Not realising my difficulty, Don boarded the tram to find us a seat while I was still fumbling. Eventually I got ‘tapped on’ and boarded the tram and tried to fold up my umbrella which I hadn’t realised had become nearly impossible for my level of strength and dexterity. I dropped the bag and was getting everything wet with the partially closed umbrella while others behind me were trying to get around me to board. Suddenly a nice middle aged man travelling beside his wife jumped up and insisted I take his seat. Another person tried to help me finish closing the umbrella but didn’t understand the mechanism and I finally had hands free to do it. The nice woman next to me leaned over and said ‘It’s hard when it rains.’ Bless her for trying to make me feel better. What a nice couple.
The next moment a man appeared in front of me offering his seat so I could sit next to Don! There was no end to the kindness which nearly brought me to tears but for which I thanked everyone for and nervously laughed through my own predicament. In that moment I felt all of my nearly 72 years. I thought, and still think, in that moment I realised I’m older and different, but still the same somehow.


I say ‘older’ without remorse or regret, but more fully realising how others would see that incident and probably more in future. I’m not ashamed or embarrassed but I am aware I need to learn from it and prepare myself differently in future. That will probably include the purchase of a more user friendly umbrella.
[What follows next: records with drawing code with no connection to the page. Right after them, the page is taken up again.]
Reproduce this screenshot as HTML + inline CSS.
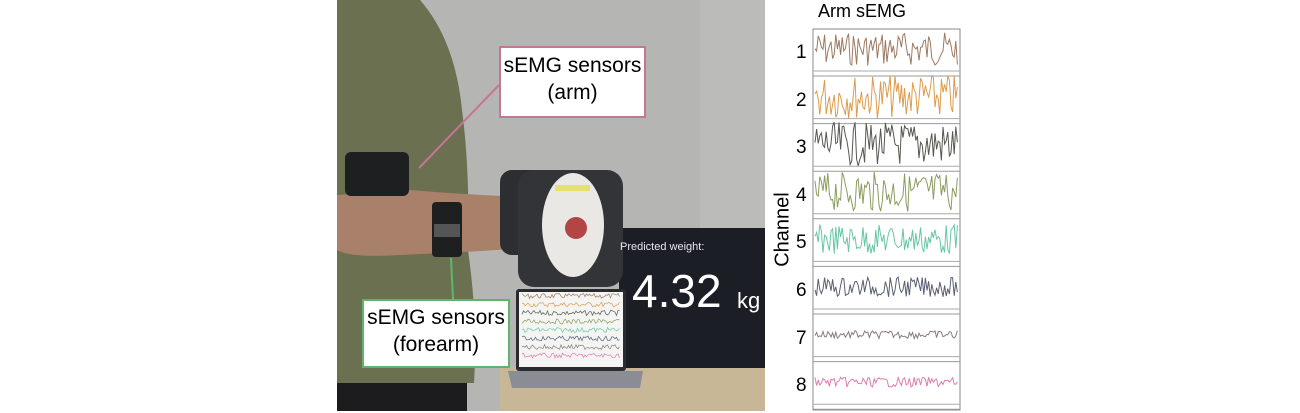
<!DOCTYPE html>
<html><head><meta charset="utf-8"><style>
body{margin:0;width:1300px;height:413px;background:#fff;overflow:hidden;position:relative;font-family:"Liberation Sans",sans-serif}
.a{position:absolute}
</style></head><body>
<svg class="a" style="left:0;top:0" width="1300" height="413">
<rect x="337" y="0" width="428" height="411" fill="#b5b6b4"/>
<rect x="700" y="0" width="65" height="411" fill="#bbbcba"/>
<path d="M337 0 L420 0 Q455 40 462 110 Q470 170 468 250 Q478 320 474 383 L337 383 Z" fill="#6b7050"/>
<rect x="337" y="383" width="130" height="28" fill="#1c1c1e"/>
<path d="M337 195 L410 190 Q470 195 525 197 L528 248 Q470 252 400 255 Q350 258 337 250 Z" fill="#a9806a"/>
<rect x="345" y="152" width="64" height="44" rx="6" fill="#1e1f21"/>
<rect x="432" y="202" width="30" height="55" rx="4" fill="#1e1f21"/>
<rect x="434" y="224" width="26" height="13" fill="#555"/>
<rect x="500" y="367" width="265" height="44" fill="#c7b797"/>
<rect x="619" y="228" width="146" height="140" fill="#1b1e24"/>
<rect x="500" y="170" width="45" height="85" rx="12" fill="#2d2e31"/>
<rect x="518" y="170" width="105" height="117" rx="16" fill="#333437"/>
<ellipse cx="573" cy="225" rx="31" ry="52" fill="#e9e8e4"/>
<rect x="555" y="185" width="35" height="6" fill="#e6e070"/>
<circle cx="576" cy="228" r="11" fill="#b44545"/>
<rect x="516" y="289" width="110" height="82" rx="3" fill="#2a2b2e"/>
<rect x="519" y="292" width="104" height="75" fill="#f4f4f2"/>
<g id="lap"></g>
<path d="M508 371 L643 371 L640 388 L512 388 Z" fill="#8a8d93"/>
<line x1="499" y1="85" x2="419" y2="168" stroke="#c57595" stroke-width="2"/>
<line x1="451" y1="258" x2="453" y2="299" stroke="#5cb86a" stroke-width="2"/>
<rect x="813" y="29" width="147" height="381" fill="#fff" stroke="#888" stroke-width="1"/>
<g id="waves"></g>
</svg>
<div class="a" style="left:499px;top:46px;width:143px;height:64px;border:2px solid #c27895;background:#fff;text-align:center;font-size:21px;line-height:27px;padding-top:4px">sEMG sensors<br>(arm)</div>
<div class="a" style="left:362px;top:299px;width:144px;height:62px;border:2px solid #5fb36c;background:#fff;text-align:center;font-size:21px;line-height:27px;padding-top:3px">sEMG sensors<br>(forearm)</div>
<div class="a" style="left:620px;top:241px;color:#e8e8ee;font-size:11px">Predicted weight:</div>
<div class="a" style="left:632px;top:268px;color:#fff;font-size:46px;line-height:46px">4.32</div>
<div class="a" style="left:737px;top:288px;color:#fff;font-size:22px">kg</div>
<div class="a" style="left:812px;top:1px;width:100px;text-align:center;font-size:18px">Arm sEMG</div>
<div class="a" style="left:733px;top:218px;width:100px;text-align:center;font-size:20px;transform:rotate(-90deg)">Channel</div>
<div id="nums"></div>
<script>
var cols=["#9c7a62","#dc9c4c","#55594f","#8c9c60","#68c6a6","#5a6072","#8a7a82","#e07cb0"];
var amp=[17,22,22,20,15,10,4,5];
var s="",n="",l="";
var seed=7;function r(){seed=(seed*9301+49297)%233280;return seed/233280;}
for(var i=0;i<8;i++){
 var y0=29+i*47.6, cy=y0+20;
 var p=[];for(var x=815;x<=959;x+=1.6){p.push(x.toFixed(1)+","+(cy+(r()*2-1)*amp[i]).toFixed(1));}
 s+='<polyline points="'+p.join(" ")+'" fill="none" stroke="'+cols[i]+'" stroke-width="1"/>';
 s+='<line x1="813" y1="'+(y0+42)+'" x2="960" y2="'+(y0+42)+'" stroke="#aaa" stroke-width="1"/>';
 s+='<line x1="813" y1="'+(y0+47)+'" x2="960" y2="'+(y0+47)+'" stroke="#999" stroke-width="1"/>';
 n+='<div class="a" style="left:796px;top:'+(y0+13)+'px;font-size:19px">'+(i+1)+'</div>';
 var ly=296+i*8.5,q=[];for(var x=522;x<=620;x+=1.5){q.push(x.toFixed(1)+","+(ly+(r()*2-1)*2.5).toFixed(1));}
 l+='<polyline points="'+q.join(" ")+'" fill="none" stroke="'+cols[i]+'" stroke-width="0.7"/>';
}
document.getElementById("waves").innerHTML=s;
document.getElementById("lap").innerHTML=l;
document.getElementById("nums").innerHTML=n;
</script>
</body></html>
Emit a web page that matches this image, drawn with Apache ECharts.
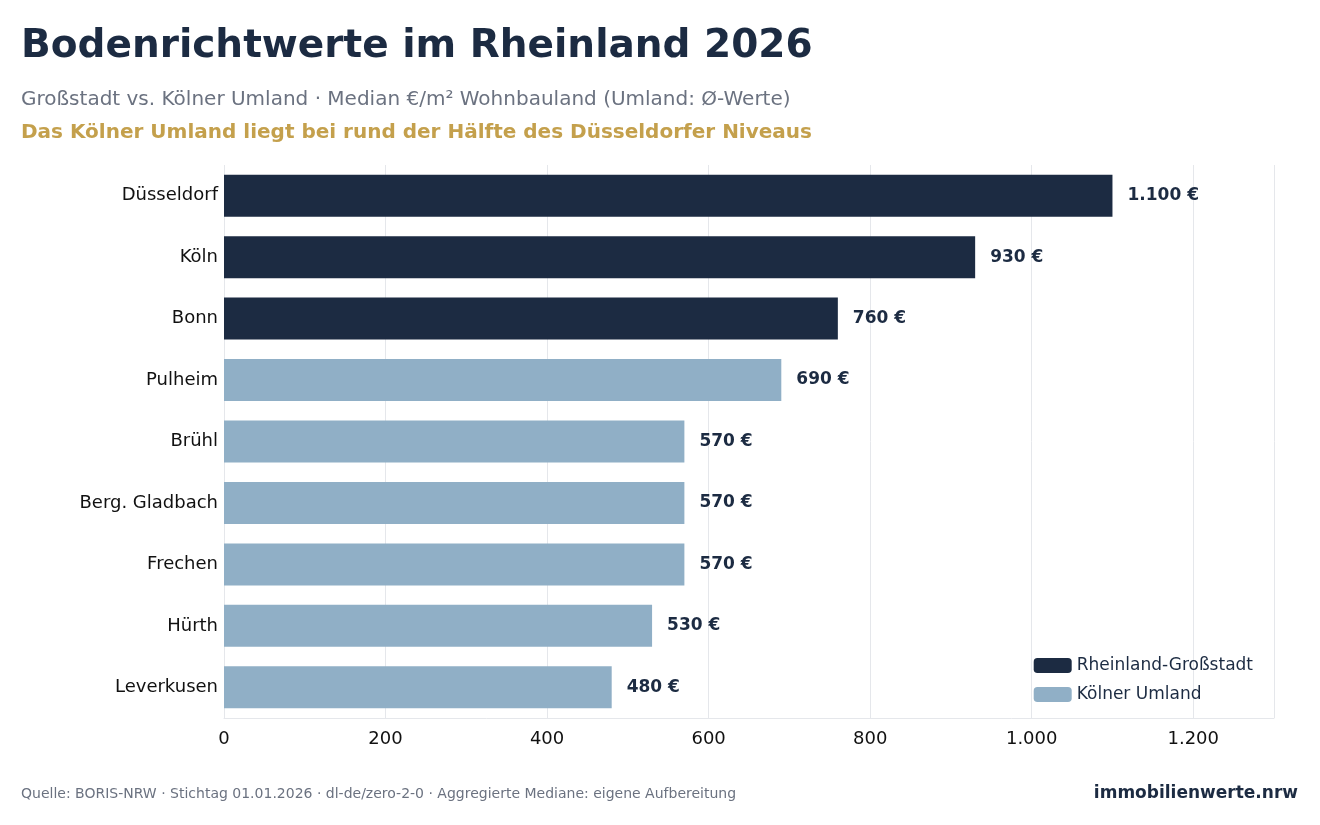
<!DOCTYPE html>
<html><head><meta charset="utf-8">
<script src="https://cdn.jsdelivr.net/npm/echarts@6/dist/echarts.min.js"></script>
<style>html,body{margin:0;padding:0;background:#fff}#c{width:1320px;height:825px}</style>
</head><body><div id="c"></div>
<script>
const categories = ["Düsseldorf","Köln","Bonn","Pulheim","Brühl","Berg. Gladbach","Frechen","Hürth","Leverkusen"];
const cityValues = [1100,930,760,null,null,null,null,null,null];
const umlandValues = [null,null,null,690,570,570,570,530,480];
const xTicks = [0,200,400,600,800,1000,1200];
const fmt = v => v.toLocaleString('de-DE');
const font = '"DejaVu Sans", sans-serif';
const label = {show:true,position:'right',distance:15,color:'#1c2b42',fontWeight:'bold',fontSize:17,fontFamily:font,
  formatter:p=>fmt(p.value)+' €'};
const chart = echarts.init(document.getElementById('c'));
chart.setOption({
  animation:false,
  textStyle:{fontFamily:font},
  title:[
    {text:'Bodenrichtwerte im Rheinland 2026',left:16,top:22,textStyle:{fontSize:39,fontWeight:'bold',color:'#1c2b42',fontFamily:font}},
    {text:'Großstadt vs. Kölner Umland · Median €/m² Wohnbauland (Umland: Ø-Werte)',left:16,top:85,textStyle:{fontSize:20,fontWeight:'normal',color:'#6b7280',fontFamily:font}},
    {text:'Das Kölner Umland liegt bei rund der Hälfte des Düsseldorfer Niveaus',left:16,top:118,textStyle:{fontSize:20,fontWeight:'bold',color:'#c4a04c',fontFamily:font}},
    {text:'Quelle: BORIS-NRW · Stichtag 01.01.2026 · dl-de/zero-2-0 · Aggregierte Mediane: eigene Aufbereitung',left:16,top:782,textStyle:{fontSize:14,fontWeight:'normal',color:'#6b7280',fontFamily:font}},
    {text:'immobilienwerte.nrw',right:17,top:780,textStyle:{fontSize:17,fontWeight:'bold',color:'#1c2b42',fontFamily:font}}
  ],
  legend:{orient:'vertical',right:62,top:652,itemWidth:38,itemHeight:15,itemGap:12,
    textStyle:{fontSize:17,color:'#1c2b42',fontFamily:font},data:['Rheinland-Großstadt','Kölner Umland']},
  grid:{left:224,right:46,top:165,bottom:107,containLabel:false},
  xAxis:{type:'value',min:0,max:1300,interval:200,
    axisLabel:{fontSize:18,color:'#111',margin:12,fontFamily:font,formatter:v=>xTicks.includes(v)?fmt(v):''},
    splitLine:{lineStyle:{color:'#e5e7eb'}},axisLine:{show:true,lineStyle:{color:'#e5e7eb'}},axisTick:{show:false}},
  yAxis:{type:'category',inverse:true,data:categories,
    axisLabel:{fontSize:18,color:'#111',margin:6,fontFamily:font},axisLine:{show:false},axisTick:{show:false}},
  series:[
    {name:'Rheinland-Großstadt',type:'bar',stack:'a',data:cityValues,barWidth:42,itemStyle:{color:'#1c2b42'},label},
    {name:'Kölner Umland',type:'bar',stack:'a',data:umlandValues,barWidth:42,itemStyle:{color:'#90afc6'},label}
  ]
});
</script></body></html>
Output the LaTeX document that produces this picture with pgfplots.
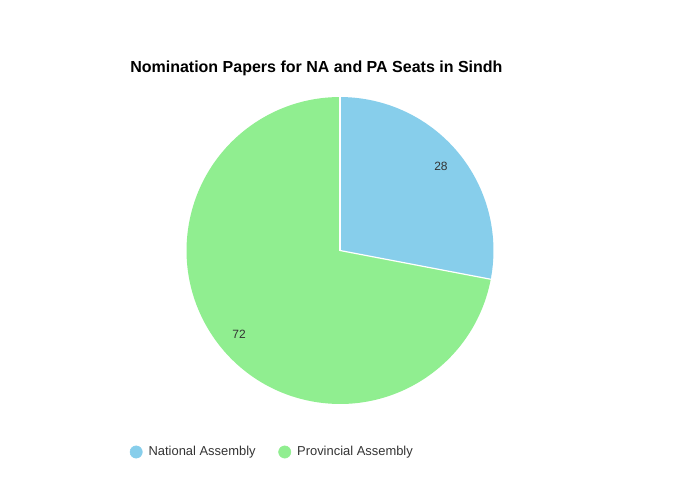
\documentclass[border=0pt]{standalone}
\usepackage{pgfplots}
\pgfplotsset{compat=1.18}
\usepackage{fontspec}
\setmainfont{Liberation Sans}

\definecolor{naBlue}{HTML}{87CEEB}
\definecolor{paGreen}{HTML}{90EE90}
\definecolor{txtGray}{HTML}{333333}

% slice values
\def\valNA{28}
\def\valPA{72}
% pie geometry (pixels of a 680x500 canvas, 1px = 0.75pt)
\def\cx{340}
\def\cy{249.5}
\def\R{115.1pt}
\pgfmathsetmacro\total{\valNA+\valPA}
\pgfmathsetmacro\split{90-360*\valNA/\total}
\pgfmathsetmacro\midNA{90-180*\valNA/\total}
\pgfmathsetmacro\midPA{\split-180*\valPA/\total}
\pgfmathsetmacro\lxNA{\cx+131*cos(\midNA)}
\pgfmathsetmacro\lyNA{\cy+131*sin(\midNA)}
\pgfmathsetmacro\lxPA{\cx+131*cos(\midPA)}
\pgfmathsetmacro\lyPA{\cy+131*sin(\midPA)}

\begin{document}
\begin{tikzpicture}
\useasboundingbox (0,0) rectangle (510pt,375pt);
\begin{axis}[
    at={(0,0)}, anchor=south west,
    x=0.75pt, y=0.75pt,
    xmin=0, xmax=680, ymin=0, ymax=500,
    hide axis,
    scale only axis,
    clip=false,
    legend columns=2,
    legend style={at={(axis cs:129.5,48)}, anchor=west, draw=none, fill=none,
        font=\fontsize{9.7}{11}\selectfont\color{txtGray},
        /tikz/every odd column/.append style={column sep=2.5pt},
        /tikz/every even column/.append style={column sep=15pt},
        inner sep=0pt},
    legend image code/.code={\fill[#1] (3pt,0pt) circle (4.6pt);},
]
\addlegendimage{naBlue, fill=naBlue}
\addlegendentry{National Assembly}
\addlegendimage{paGreen, fill=paGreen}
\addlegendentry{Provincial Assembly}

\fill[naBlue] (axis cs:\cx,\cy) -- ++(90:\R) arc[start angle=90, end angle=\split, radius=\R] -- cycle;
\fill[paGreen] (axis cs:\cx,\cy) -- ++(\split:\R) arc[start angle=\split, end angle=-270, radius=\R] -- cycle;
\draw[white, line width=0.9pt] (axis cs:\cx,\cy) -- ++(90:\R);
\draw[white, line width=0.9pt] (axis cs:\cx,\cy) -- ++(\split:\R);

\node[txtGray, font=\fontsize{9}{11}\selectfont] at (axis cs:\lxNA,\lyNA+0.5) {\valNA};
\node[txtGray, font=\fontsize{9}{11}\selectfont] at (axis cs:\lxPA,\lyPA) {\valPA};

\node[anchor=base west, inner sep=0pt, font=\fontsize{12}{14}\selectfont\bfseries] at (axis cs:130,427) {Nomination Papers for NA and PA Seats in Sindh};
\end{axis}
\end{tikzpicture}
\end{document}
The next day we travelled back to Alice. It was a busy Monday morning in security. A woman about my age was in front of me struggling with her carry on bag. She needed to lift it into a tray for x-ray and just as I bent down to help her, she got it. She turned to me and said ‘thank you’ and I said ‘sometimes these things are awkward’. She smiled a big, grateful smile and later when I saw her she smiled again. My lesson had come full circle.
(Note: I do strength, balance and dexterity exercises at least 5 times a week, and mostly am in good health but the hand problem began about a year ago and is at the moment undiagnosed. Tests are ongoing.)